From the Harvard Divinity School

This is from the “This Week in Science and Religion” column. http://cosmologicsmagazine.com/this-week-in-science-religion-13/

Sci fi and social battles. The stories and perspectives of women and people of color have long been marginalized in science fiction, and some social conservatives want to keep things that way. Despite some exciting gains (all of the winners of the 2014 Nebula awards were women and people of color), one group of people is attempting to make sure that the Hugo Awards (sci-fi’s most prestigious honor) go exclusively to white heterosexual men. Since votes for the Hugo Award can only be cast by those who have paid an annual membership, one group of conservatives calling themselves “The Sad Puppies” have placed a slate of homophobic, sexist, and racist authors onto the ballot. The most prominent of these is an obscure writer named John C. Wright, who has publically called same-sex partnerships “an aberration” and “a filthy phallic idol,” and has referred to writers who depict GLBTQ characters as “termites” and “disgusting, limp, soulless sacks of filth.” We at Cosmologics sincerely hope that these vicious attitudes do not receive the honor of a Hugo Award.

I hereby announce a contest to see how many false, libelous or inaccurate statements exist in this paragraph of four sentences.

And, before you ask, no, no one from the publication spoke to me in preparation of the article. Their one link goes to Slate magazine.

And, before you ask, yes, I totally believe the press when they say Gamers are dead. That all these news organs come out in the same moment with the same story is totally believable. The press are neutral and objective, reporting only on facts.

And, before you ask, no, I will not be suing anyone for libel. I will turn the other cheek instead. It makes life easier and it drives them batty.
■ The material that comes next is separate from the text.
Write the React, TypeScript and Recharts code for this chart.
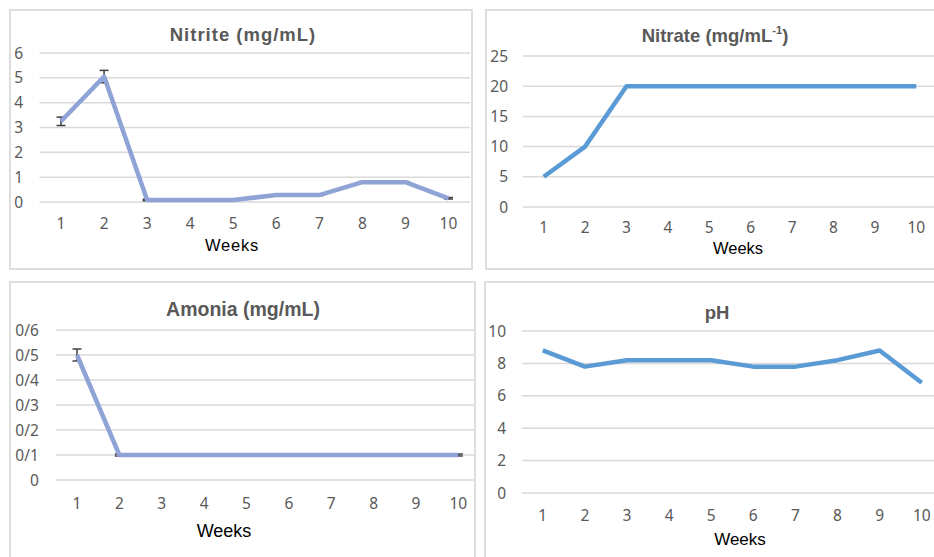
import React from 'react';
import { LineChart, Line, XAxis, YAxis, CartesianGrid, ErrorBar } from 'recharts';

// weeks on the x axis, shared by all four panels
const weeks = [1, 2, 3, 4, 5, 6, 7, 8, 9, 10];

const nitrite = [3.25, 5.05, 0.08, 0.08, 0.08, 0.28, 0.28, 0.8, 0.8, 0.15];
const nitriteErr = [0.17, 0.25, 0.03, 0.02, 0.02, 0.02, 0.02, 0.02, 0.02, 0.03];
const nitriteTicks = [0, 1, 2, 3, 4, 5, 6];

const nitrate = [5, 10, 20, 20, 20, 20, 20, 20, 20, 20];
const nitrateTicks = [0, 5, 10, 15, 20, 25];

const amonia = [0.5, 0.1, 0.1, 0.1, 0.1, 0.1, 0.1, 0.1, 0.1, 0.1];
const amoniaErr = [0.024, 0.004, 0.004, 0.004, 0.004, 0.004, 0.004, 0.004, 0.004, 0.004];
const amoniaTicks = [0, 0.1, 0.2, 0.3, 0.4, 0.5, 0.6];

const ph = [8.8, 7.8, 8.2, 8.2, 8.2, 7.8, 7.8, 8.2, 8.8, 6.8];
const phTicks = [0, 2, 4, 6, 8, 10];

const SVG_W = 950;
const SVG_H = 557;
const BW = 2;
const Y_W = 40;
const X_H = 30;

interface Box { left: number; top: number; width: number; height: number }
interface Plot { left: number; right: number; top: number; bottom: number }

interface PanelProps {
  box: Box;
  plot: Plot;
  values: number[];
  errors?: number[];
  color: string;
  ticks: number[];
  yTickMargin: number;
  xTickMargin: number;
  fmt?: (v: number) => string;
}

const tickStyle = { fill: '#595959', fontSize: 15.5, fontFamily: '"Noto Sans", sans-serif' };

const Panel: React.FC<PanelProps> = ({ box, plot, values, errors, color, ticks, yTickMargin, xTickMargin, fmt }) => {
  const data = weeks.map((w, i) => ({ week: w, value: values[i], err: errors ? errors[i] : 0 }));
  const pad = (plot.right - plot.left) / weeks.length / 2;

  return (
    <div
      style={{
        position: 'absolute',
        left: box.left,
        top: box.top,
        width: box.width,
        height: box.height,
        border: `${BW}px solid #dedede`,
        boxSizing: 'border-box',
        overflow: 'hidden',
      }}
    >
      <div style={{ position: 'absolute', left: -(box.left + BW), top: -(box.top + BW) }}>
        <LineChart
          width={SVG_W}
          height={SVG_H}
          data={data}
          margin={{
            left: plot.left - Y_W,
            right: SVG_W - plot.right,
            top: plot.top,
            bottom: SVG_H - plot.bottom - X_H,
          }}
        >
          <CartesianGrid vertical={false} stroke="#d9d9d9" strokeWidth={1.5} />
          <XAxis
            dataKey="week"
            type="category"
            height={X_H}
            axisLine={false}
            tickLine={false}
            tickSize={0}
            tickMargin={xTickMargin}
            interval={0}
            padding={{ left: pad, right: pad }}
            tick={tickStyle}
          />
          <YAxis
            type="number"
            width={Y_W}
            domain={[ticks[0], ticks[ticks.length - 1]]}
            ticks={ticks}
            interval={0}
            axisLine={false}
            tickLine={false}
            tickSize={0}
            tickMargin={yTickMargin}
            tick={tickStyle}
            tickFormatter={fmt}
          />
          <Line
            dataKey="value"
            type="linear"
            stroke={color}
            strokeWidth={4.5}
            strokeLinejoin="round"
            dot={false}
            activeDot={false}
            isAnimationActive={false}
          >
            {errors && (
              <ErrorBar dataKey="err" direction="y" width={4.5} stroke="#404040" strokeWidth={1.5} isAnimationActive={false} />
            )}
          </Line>
        </LineChart>
      </div>
    </div>
  );
};

const Caption: React.FC<{ cx: number; cy: number; size: number; bold?: boolean; spacing?: number; color?: string; children: React.ReactNode }> = ({
  cx, cy, size, bold, spacing = 0, color = '#595959', children,
}) => (
  <div
    style={{
      position: 'absolute',
      left: cx,
      top: cy - size / 2,
      height: size,
      lineHeight: `${size}px`,
      transform: 'translateX(-50%)',
      whiteSpace: 'nowrap',
      fontFamily: '"Liberation Sans", Arial, sans-serif',
      fontSize: size,
      fontWeight: bold ? 'bold' : 'normal',
      letterSpacing: spacing,
      color,
    }}
  >
    {children}
  </div>
);

const amoniaFmt = (v: number) => (v === 0 ? '0' : `0/${Math.round(v * 10)}`);

export default function App() {
  return (
    <div style={{ position: 'absolute', left: 0, top: 0, width: 934, height: 557, overflow: 'hidden', background: '#fff' }}>
      <Panel
        box={{ left: 9, top: 9, width: 464, height: 261 }}
        plot={{ left: 39.5, right: 470, top: 53, bottom: 202 }}
        values={nitrite}
        errors={nitriteErr}
        color="#8fa3d6"
        ticks={nitriteTicks}
        yTickMargin={16.5}
        xTickMargin={15.5}
      />
      <Panel
        box={{ left: 485, top: 9, width: 460, height: 261 }}
        plot={{ left: 523, right: 937, top: 56, bottom: 207 }}
        values={nitrate}
        color="#5b9bd5"
        ticks={nitrateTicks}
        yTickMargin={15}
        xTickMargin={15}
      />
      <Panel
        box={{ left: 9, top: 281, width: 467, height: 290 }}
        plot={{ left: 55.8, right: 479.5, top: 330, bottom: 480 }}
        values={amonia}
        errors={amoniaErr}
        color="#8fa3d6"
        ticks={amoniaTicks}
        yTickMargin={17}
        xTickMargin={17.5}
        fmt={amoniaFmt}
      />
      <Panel
        box={{ left: 484, top: 281, width: 460, height: 290 }}
        plot={{ left: 521.7, right: 942.8, top: 331, bottom: 493 }}
        values={ph}
        color="#5b9bd5"
        ticks={phTicks}
        yTickMargin={15.7}
        xTickMargin={16.5}
      />

      <Caption cx={243} cy={35} size={18.5} bold spacing={1}>Nitrite (mg/mL)</Caption>
      <Caption cx={232} cy={245} size={16.5} spacing={0.8} color="#000">Weeks</Caption>

      <Caption cx={715} cy={36} size={18.5} bold>
        Nitrate (mg/mL<sup style={{ fontSize: '0.6em', lineHeight: 0, verticalAlign: '0.7em' }}>-1</sup>)
      </Caption>
      <Caption cx={738} cy={248} size={16.5} color="#000">Weeks</Caption>

      <Caption cx={243} cy={310} size={19.5} bold>Amonia (mg/mL)</Caption>
      <Caption cx={224} cy={531} size={18} color="#000">Weeks</Caption>

      <Caption cx={717} cy={313} size={18.5} bold>pH</Caption>
      <Caption cx={740} cy={539} size={17} color="#000">Weeks</Caption>
    </div>
  );
}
As a matter of logic, however, I cannot be both obscure and prominent at the same time and in the same sense.

As a matter of fact, I cannot by any stretch of the imagination be said to be more prominent a science fiction writer than Kevin J Andersen or Jim Butcher.

Perhaps the semiliterate authoress penning the sentence means merely that I am obscure among science fiction authors but nonetheless the most prominent of the sexist, racist, and homophobic science fiction authors? But, again, that would either mean (1) that Mr Andersen and Mr Butcher are not in these categories (in which case it is inaccurate to include them in the sentence when the whole slate is condemned) or (2) that I am more prominent than they.

Either one is a libel to them, but for different reasons.

As a matter of journalistic ethics, the article in Slate to which they linked in support of their propositions has this to say:

This post originally misspelled Brad Torgersen’s last name and misstated that the creators of the Legend of Korra revealed that a male character liked men. They revealed that two female characters liked women. It also misidentified Teresa and Patrick Nielsen Hayden as the founder of Tor Books. They are the founders of Ansatz Press. Finally, a sentence was  updated to clarify that the WSFS, or World Science Fiction Society, administers the Hugo Awards.

Emphasis mine. Mr Doherty is not pleased, I am sure.

However, please note, that the accusations by Katy Waldmanm, the Slate hack, of racism, sexism, homophobia, baby-eating and devil-worship and being reactionary filth leveled heedlessly at innocent strangers and bystanders, all of them souls unknown to her, have not been removed from the Slate article.

As a matter of logic, again, my attitudes are not up for the Hugo Award, nor my opinion about injecting leftwing agitprop into the children’s show LEGEND OF KORRA, but my stories and other written works are.

As a matter of logic, those who called Larry Correia a liar for saying that the Hugo Awards were denied to writers espousing unpopular, pro-Christian or pro-Conservative views (such as the view that one should not use a children’s cartoon, aimed at children, to promote the homosex agenda) have never yet withdrawn their remarks, recanted, or apologized.

Question: has or has not the Harvard Divinity School publication here voiced the preference that the attitudes — my personal political opinions — are sufficient grounds to deny me an award, which is allegedly an award given not for ideological purity, but instead for craftsmanship in science fiction writing?

Question: Is or is not Larry Correia correct in saying that there is a bias against rightwing or conservative or Christian authors haunting the science fiction field? If statements from Slate Magazine echoed uncritically in the Harvard Divinity Review do not constitute such a bias, what would?

Would, for example, statements asking all readers not to read anything by a white, straight, man for a year constitute such a bias?